-- EXERCISE GOAL --
Write out every entry, unchanged. Skip any picture.

-- ITEMS --
Start

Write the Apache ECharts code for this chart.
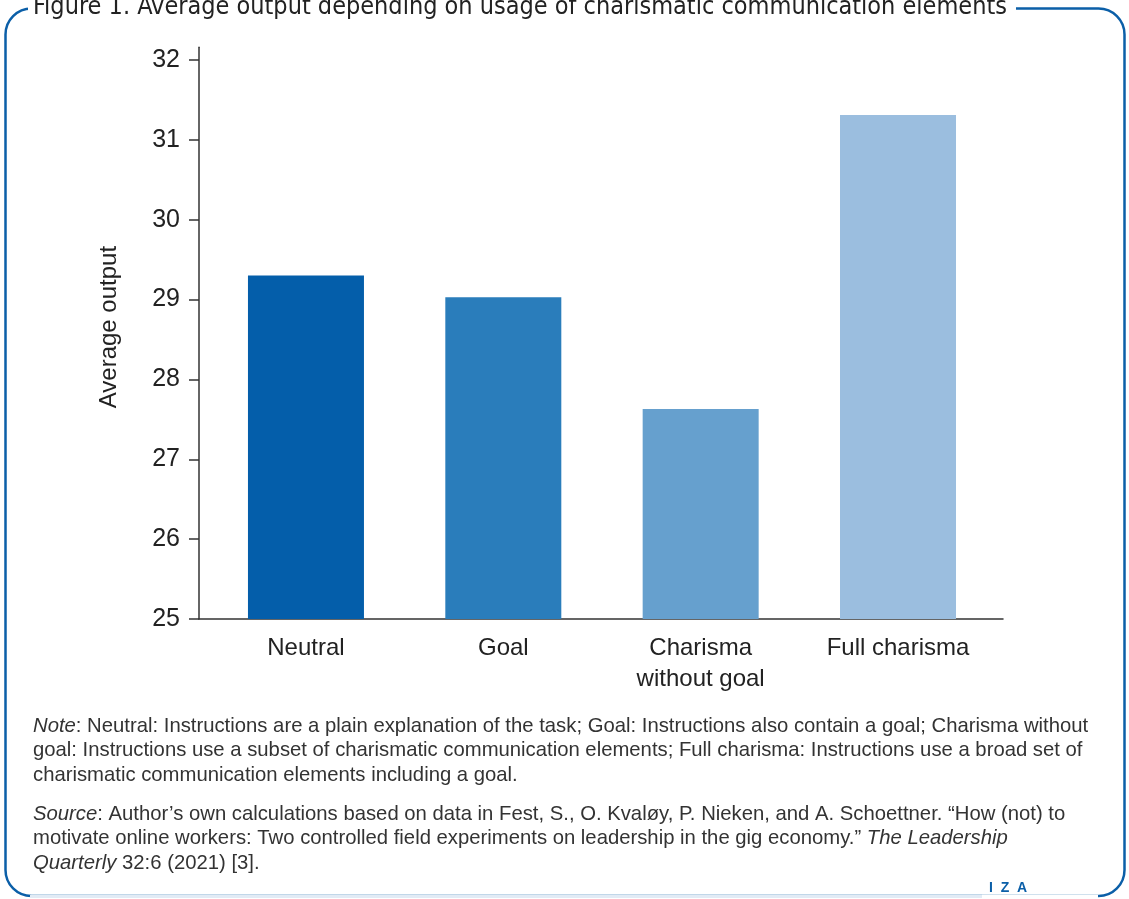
<!DOCTYPE html>
<html><head><meta charset="utf-8">
<script src="https://cdn.jsdelivr.net/npm/echarts@6/dist/echarts.min.js"></script>
<style>html,body{margin:0;padding:0;background:#fff}#c{width:1129px;height:899px}</style>
</head><body><div id="c"></div>
<script>
const categories = ['Neutral', 'Goal', 'Charisma\nwithout goal', 'Full charisma'];
const values = [29.30, 29.03, 27.63, 31.31];
const barColors = ['#045EAA', '#2A7DBB', '#66A0CE', '#9BBEDF'];
const yTicks = [25, 26, 27, 28, 29, 30, 31, 32];
const titleText = 'Figure 1. Average output depending on usage of charismatic communication elements';
const noteLines = [
  '{i|Note}: Neutral: Instructions are a plain explanation of the task; Goal: Instructions also contain a goal; Charisma without',
  'goal: Instructions use a subset of charismatic communication elements; Full charisma: Instructions use a broad set of',
  'charismatic communication elements including a goal.'
];
const sourceLines = [
  '{i|Source}: Author’s own calculations based on data in Fest, S., O. Kvaløy, P. Nieken, and A. Schoettner. “How (not) to',
  'motivate online workers: Two controlled field experiments on leadership in the gig economy.” {i|The Leadership}',
  '{i|Quarterly} 32:6 (2021) [3].'
];

const chart = echarts.init(document.getElementById('c'), null, {renderer: 'canvas'});
const bodyFont = '"Liberation Sans", Arial, sans-serif';
const blue = '#0B5FA8';
const txtStyle = (t, y) => ({
  type: 'text', left: 33, top: y, z: 10,
  style: {
    text: t, fill: '#333', font: '20.3px ' + bodyFont,
    rich: { i: { fontStyle: 'italic', fontSize: 20.3, fontFamily: bodyFont, fill: '#333' } }
  }
});
const graphics = [
  { type: 'rect', z: 1, shape: { x: 5.5, y: 8.5, width: 1119, height: 887.5, r: 26 }, style: { fill: 'none', stroke: blue, lineWidth: 2.5 } },
  { type: 'line', z: 2, shape: { x1: 30, y1: 896.5, x2: 982, y2: 896.5 }, style: { stroke: '#E2EBF5', lineWidth: 3 } },
  { type: 'line', z: 2, shape: { x1: 982, y1: 896.5, x2: 1098, y2: 896.5 }, style: { stroke: '#fff', lineWidth: 3.5 } },
  { type: 'text', left: 28, top: -5, z: 5, style: { text: titleText, font: '25px "Liberation Sans Narrow", "DejaVu Sans Condensed", sans-serif', fill: '#222', backgroundColor: '#fff', padding: [0, 9, 0, 5] } },
  { type: 'text', left: 989, top: 881, z: 5, style: { text: 'I  Z  A', font: 'bold 14px "Liberation Sans", Arial, sans-serif', fill: blue } }
];
noteLines.forEach((l, k) => graphics.push(txtStyle(l, 716 + k * 24.5)));
sourceLines.forEach((l, k) => graphics.push(txtStyle(l, 804 + k * 24.5)));

chart.setOption({
  animation: false,
  grid: { left: 199, right: 126, top: 47.2, bottom: 280, containLabel: false },
  xAxis: {
    type: 'value', min: -0.542, max: 3.532,
    splitLine: { show: false },
    axisLine: { show: true, onZero: false, lineStyle: { color: '#333', width: 1.5 } },
    axisTick: { show: false },
    axisLabel: {
      customValues: [0, 1, 2, 3], formatter: (v) => categories[Math.round(v)],
      fontSize: 24, color: '#222', fontFamily: bodyFont, margin: 14, lineHeight: 31
    }
  },
  yAxis: {
    type: 'value', min: 25, max: 32.16,
    name: 'Average output', nameLocation: 'middle', nameGap: 78,
    nameTextStyle: { fontSize: 24, color: '#222', fontFamily: bodyFont, padding: [0, 0, 0, 12] },
    splitLine: { show: false },
    axisLine: { show: true, onZero: false, lineStyle: { color: '#333', width: 1.5 } },
    axisTick: { show: true, inside: false, length: 10, lineStyle: { color: '#333', width: 1.5 }, customValues: yTicks },
    axisLabel: { fontSize: 25, color: '#222', fontFamily: bodyFont, margin: 19, customValues: yTicks }
  },
  series: [{
    type: 'bar', barWidth: 116,
    data: values.map((v, i) => ({ value: [i, v], itemStyle: { color: barColors[i] } }))
  }],
  graphic: graphics
});
</script></body></html>
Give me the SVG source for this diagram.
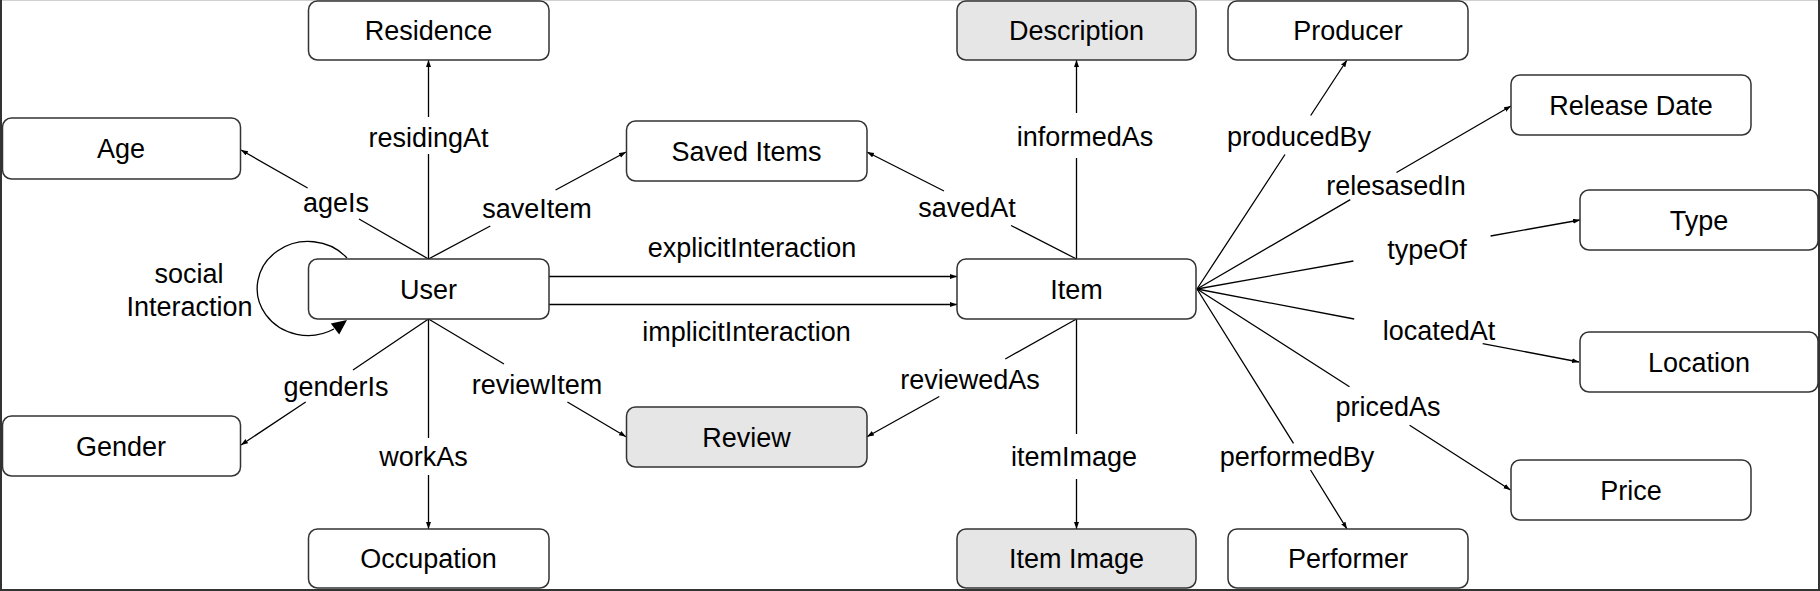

End

-- RESULT OF THE EXERCISE --
Write the Apache ECharts code for this chart.
<!DOCTYPE html>
<html><head><meta charset="utf-8">
<script src="https://cdn.jsdelivr.net/npm/echarts@6/dist/echarts.min.js"></script>
<style>html,body{margin:0;padding:0;background:#fff}#c{width:1129px;height:899px}</style>
</head><body><div id="c"></div>
<script>
const categories = ['Neutral', 'Goal', 'Charisma\nwithout goal', 'Full charisma'];
const values = [29.30, 29.03, 27.63, 31.31];
const barColors = ['#045EAA', '#2A7DBB', '#66A0CE', '#9BBEDF'];
const yTicks = [25, 26, 27, 28, 29, 30, 31, 32];
const titleText = 'Figure 1. Average output depending on usage of charismatic communication elements';
const noteLines = [
  '{i|Note}: Neutral: Instructions are a plain explanation of the task; Goal: Instructions also contain a goal; Charisma without',
  'goal: Instructions use a subset of charismatic communication elements; Full charisma: Instructions use a broad set of',
  'charismatic communication elements including a goal.'
];
const sourceLines = [
  '{i|Source}: Author’s own calculations based on data in Fest, S., O. Kvaløy, P. Nieken, and A. Schoettner. “How (not) to',
  'motivate online workers: Two controlled field experiments on leadership in the gig economy.” {i|The Leadership}',
  '{i|Quarterly} 32:6 (2021) [3].'
];

const chart = echarts.init(document.getElementById('c'), null, {renderer: 'canvas'});
const bodyFont = '"Liberation Sans", Arial, sans-serif';
const blue = '#0B5FA8';
const txtStyle = (t, y) => ({
  type: 'text', left: 33, top: y, z: 10,
  style: {
    text: t, fill: '#333', font: '20.3px ' + bodyFont,
    rich: { i: { fontStyle: 'italic', fontSize: 20.3, fontFamily: bodyFont, fill: '#333' } }
  }
});
const graphics = [
  { type: 'rect', z: 1, shape: { x: 5.5, y: 8.5, width: 1119, height: 887.5, r: 26 }, style: { fill: 'none', stroke: blue, lineWidth: 2.5 } },
  { type: 'line', z: 2, shape: { x1: 30, y1: 896.5, x2: 982, y2: 896.5 }, style: { stroke: '#E2EBF5', lineWidth: 3 } },
  { type: 'line', z: 2, shape: { x1: 982, y1: 896.5, x2: 1098, y2: 896.5 }, style: { stroke: '#fff', lineWidth: 3.5 } },
  { type: 'text', left: 28, top: -5, z: 5, style: { text: titleText, font: '25px "Liberation Sans Narrow", "DejaVu Sans Condensed", sans-serif', fill: '#222', backgroundColor: '#fff', padding: [0, 9, 0, 5] } },
  { type: 'text', left: 989, top: 881, z: 5, style: { text: 'I  Z  A', font: 'bold 14px "Liberation Sans", Arial, sans-serif', fill: blue } }
];
noteLines.forEach((l, k) => graphics.push(txtStyle(l, 716 + k * 24.5)));
sourceLines.forEach((l, k) => graphics.push(txtStyle(l, 804 + k * 24.5)));

chart.setOption({
  animation: false,
  grid: { left: 199, right: 126, top: 47.2, bottom: 280, containLabel: false },
  xAxis: {
    type: 'value', min: -0.542, max: 3.532,
    splitLine: { show: false },
    axisLine: { show: true, onZero: false, lineStyle: { color: '#333', width: 1.5 } },
    axisTick: { show: false },
    axisLabel: {
      customValues: [0, 1, 2, 3], formatter: (v) => categories[Math.round(v)],
      fontSize: 24, color: '#222', fontFamily: bodyFont, margin: 14, lineHeight: 31
    }
  },
  yAxis: {
    type: 'value', min: 25, max: 32.16,
    name: 'Average output', nameLocation: 'middle', nameGap: 78,
    nameTextStyle: { fontSize: 24, color: '#222', fontFamily: bodyFont, padding: [0, 0, 0, 12] },
    splitLine: { show: false },
    axisLine: { show: true, onZero: false, lineStyle: { color: '#333', width: 1.5 } },
    axisTick: { show: true, inside: false, length: 10, lineStyle: { color: '#333', width: 1.5 }, customValues: yTicks },
    axisLabel: { fontSize: 25, color: '#222', fontFamily: bodyFont, margin: 19, customValues: yTicks }
  },
  series: [{
    type: 'bar', barWidth: 116,
    data: values.map((v, i) => ({ value: [i, v], itemStyle: { color: barColors[i] } }))
  }],
  graphic: graphics
});
</script></body></html>
Give me the SVG source for this diagram.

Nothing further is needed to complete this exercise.